** Start DATA ENTRIES **
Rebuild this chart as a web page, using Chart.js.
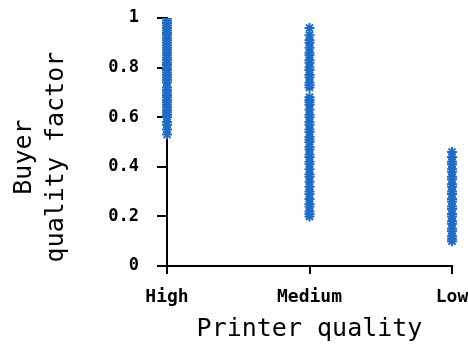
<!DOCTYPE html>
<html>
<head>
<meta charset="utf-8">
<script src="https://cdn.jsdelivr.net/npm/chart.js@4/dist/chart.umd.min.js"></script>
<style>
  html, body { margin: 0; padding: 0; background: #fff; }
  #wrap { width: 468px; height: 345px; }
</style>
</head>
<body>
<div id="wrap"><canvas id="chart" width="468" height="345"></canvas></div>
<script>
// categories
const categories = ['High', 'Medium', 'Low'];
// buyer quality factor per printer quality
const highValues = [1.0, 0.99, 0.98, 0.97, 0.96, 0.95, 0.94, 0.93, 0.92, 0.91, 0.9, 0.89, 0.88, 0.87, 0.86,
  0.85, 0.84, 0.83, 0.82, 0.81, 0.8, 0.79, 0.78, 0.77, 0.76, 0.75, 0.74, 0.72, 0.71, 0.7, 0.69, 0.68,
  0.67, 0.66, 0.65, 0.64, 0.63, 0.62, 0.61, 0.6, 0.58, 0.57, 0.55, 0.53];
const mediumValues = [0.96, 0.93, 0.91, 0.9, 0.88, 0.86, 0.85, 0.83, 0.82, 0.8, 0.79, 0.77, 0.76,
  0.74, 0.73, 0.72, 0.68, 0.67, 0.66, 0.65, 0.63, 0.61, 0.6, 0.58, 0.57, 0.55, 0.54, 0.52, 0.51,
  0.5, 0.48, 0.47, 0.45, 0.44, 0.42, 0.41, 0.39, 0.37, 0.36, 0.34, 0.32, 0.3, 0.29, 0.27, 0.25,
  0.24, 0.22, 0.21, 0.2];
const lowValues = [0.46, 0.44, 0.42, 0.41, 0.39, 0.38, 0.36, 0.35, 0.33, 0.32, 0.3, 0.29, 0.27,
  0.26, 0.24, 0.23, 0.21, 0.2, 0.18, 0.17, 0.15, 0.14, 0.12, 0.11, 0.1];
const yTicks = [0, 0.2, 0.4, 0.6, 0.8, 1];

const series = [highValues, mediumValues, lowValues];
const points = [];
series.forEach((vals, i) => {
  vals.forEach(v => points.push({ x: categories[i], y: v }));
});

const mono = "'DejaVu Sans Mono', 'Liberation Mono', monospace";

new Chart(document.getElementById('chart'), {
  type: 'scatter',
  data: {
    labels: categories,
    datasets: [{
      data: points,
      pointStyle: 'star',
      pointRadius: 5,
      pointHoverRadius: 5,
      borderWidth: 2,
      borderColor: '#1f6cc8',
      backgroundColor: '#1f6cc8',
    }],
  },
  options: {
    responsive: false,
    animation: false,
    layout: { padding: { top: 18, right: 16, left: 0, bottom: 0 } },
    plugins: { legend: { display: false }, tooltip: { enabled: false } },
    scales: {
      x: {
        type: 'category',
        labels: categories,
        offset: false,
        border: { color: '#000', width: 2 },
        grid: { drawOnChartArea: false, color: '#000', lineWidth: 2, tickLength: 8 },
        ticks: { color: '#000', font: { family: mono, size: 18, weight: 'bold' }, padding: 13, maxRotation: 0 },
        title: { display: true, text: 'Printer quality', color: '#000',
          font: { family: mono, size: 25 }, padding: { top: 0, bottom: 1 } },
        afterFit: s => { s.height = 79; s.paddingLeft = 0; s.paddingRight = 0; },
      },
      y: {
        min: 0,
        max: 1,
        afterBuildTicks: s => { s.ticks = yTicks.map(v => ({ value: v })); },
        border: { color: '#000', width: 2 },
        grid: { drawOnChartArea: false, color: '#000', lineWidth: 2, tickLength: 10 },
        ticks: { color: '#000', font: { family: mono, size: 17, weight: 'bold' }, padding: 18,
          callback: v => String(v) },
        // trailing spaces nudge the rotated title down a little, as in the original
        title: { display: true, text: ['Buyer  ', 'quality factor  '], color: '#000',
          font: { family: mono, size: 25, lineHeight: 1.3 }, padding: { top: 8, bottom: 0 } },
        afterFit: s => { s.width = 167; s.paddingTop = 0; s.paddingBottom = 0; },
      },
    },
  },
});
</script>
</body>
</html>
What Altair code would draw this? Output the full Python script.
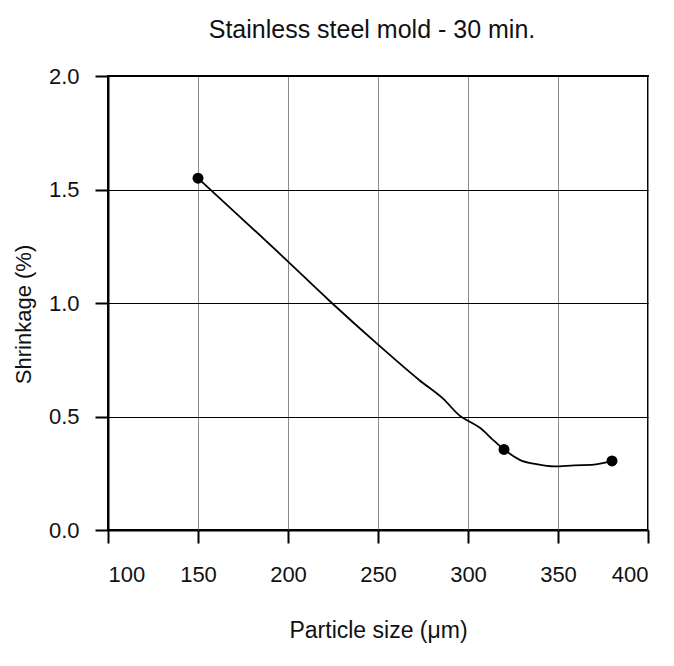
** End DATA ENTRIES **
EXERCISE GOAL: Each record above should be copied character for character, with pictures dropped.

TASK ANSWER:
Rebuild this chart as a web page, using Chart.js.
<!DOCTYPE html>
<html>
<head>
<meta charset="utf-8">
<script src="https://cdn.jsdelivr.net/npm/chart.js@4/dist/chart.umd.min.js"></script>
<style>
  html, body { margin: 0; padding: 0; background: #fff; }
  #wrap { width: 468px; height: 345px; }
</style>
</head>
<body>
<div id="wrap"><canvas id="chart" width="468" height="345"></canvas></div>
<script>
// categories
const categories = ['High', 'Medium', 'Low'];
// buyer quality factor per printer quality
const highValues = [1.0, 0.99, 0.98, 0.97, 0.96, 0.95, 0.94, 0.93, 0.92, 0.91, 0.9, 0.89, 0.88, 0.87, 0.86,
  0.85, 0.84, 0.83, 0.82, 0.81, 0.8, 0.79, 0.78, 0.77, 0.76, 0.75, 0.74, 0.72, 0.71, 0.7, 0.69, 0.68,
  0.67, 0.66, 0.65, 0.64, 0.63, 0.62, 0.61, 0.6, 0.58, 0.57, 0.55, 0.53];
const mediumValues = [0.96, 0.93, 0.91, 0.9, 0.88, 0.86, 0.85, 0.83, 0.82, 0.8, 0.79, 0.77, 0.76,
  0.74, 0.73, 0.72, 0.68, 0.67, 0.66, 0.65, 0.63, 0.61, 0.6, 0.58, 0.57, 0.55, 0.54, 0.52, 0.51,
  0.5, 0.48, 0.47, 0.45, 0.44, 0.42, 0.41, 0.39, 0.37, 0.36, 0.34, 0.32, 0.3, 0.29, 0.27, 0.25,
  0.24, 0.22, 0.21, 0.2];
const lowValues = [0.46, 0.44, 0.42, 0.41, 0.39, 0.38, 0.36, 0.35, 0.33, 0.32, 0.3, 0.29, 0.27,
  0.26, 0.24, 0.23, 0.21, 0.2, 0.18, 0.17, 0.15, 0.14, 0.12, 0.11, 0.1];
const yTicks = [0, 0.2, 0.4, 0.6, 0.8, 1];

const series = [highValues, mediumValues, lowValues];
const points = [];
series.forEach((vals, i) => {
  vals.forEach(v => points.push({ x: categories[i], y: v }));
});

const mono = "'DejaVu Sans Mono', 'Liberation Mono', monospace";

new Chart(document.getElementById('chart'), {
  type: 'scatter',
  data: {
    labels: categories,
    datasets: [{
      data: points,
      pointStyle: 'star',
      pointRadius: 5,
      pointHoverRadius: 5,
      borderWidth: 2,
      borderColor: '#1f6cc8',
      backgroundColor: '#1f6cc8',
    }],
  },
  options: {
    responsive: false,
    animation: false,
    layout: { padding: { top: 18, right: 16, left: 0, bottom: 0 } },
    plugins: { legend: { display: false }, tooltip: { enabled: false } },
    scales: {
      x: {
        type: 'category',
        labels: categories,
        offset: false,
        border: { color: '#000', width: 2 },
        grid: { drawOnChartArea: false, color: '#000', lineWidth: 2, tickLength: 8 },
        ticks: { color: '#000', font: { family: mono, size: 18, weight: 'bold' }, padding: 13, maxRotation: 0 },
        title: { display: true, text: 'Printer quality', color: '#000',
          font: { family: mono, size: 25 }, padding: { top: 0, bottom: 1 } },
        afterFit: s => { s.height = 79; s.paddingLeft = 0; s.paddingRight = 0; },
      },
      y: {
        min: 0,
        max: 1,
        afterBuildTicks: s => { s.ticks = yTicks.map(v => ({ value: v })); },
        border: { color: '#000', width: 2 },
        grid: { drawOnChartArea: false, color: '#000', lineWidth: 2, tickLength: 10 },
        ticks: { color: '#000', font: { family: mono, size: 17, weight: 'bold' }, padding: 18,
          callback: v => String(v) },
        // trailing spaces nudge the rotated title down a little, as in the original
        title: { display: true, text: ['Buyer  ', 'quality factor  '], color: '#000',
          font: { family: mono, size: 25, lineHeight: 1.3 }, padding: { top: 8, bottom: 0 } },
        afterFit: s => { s.width = 167; s.paddingTop = 0; s.paddingBottom = 0; },
      },
    },
  },
});
</script>
</body>
</html>
What Altair code would draw this? Output the full Python script.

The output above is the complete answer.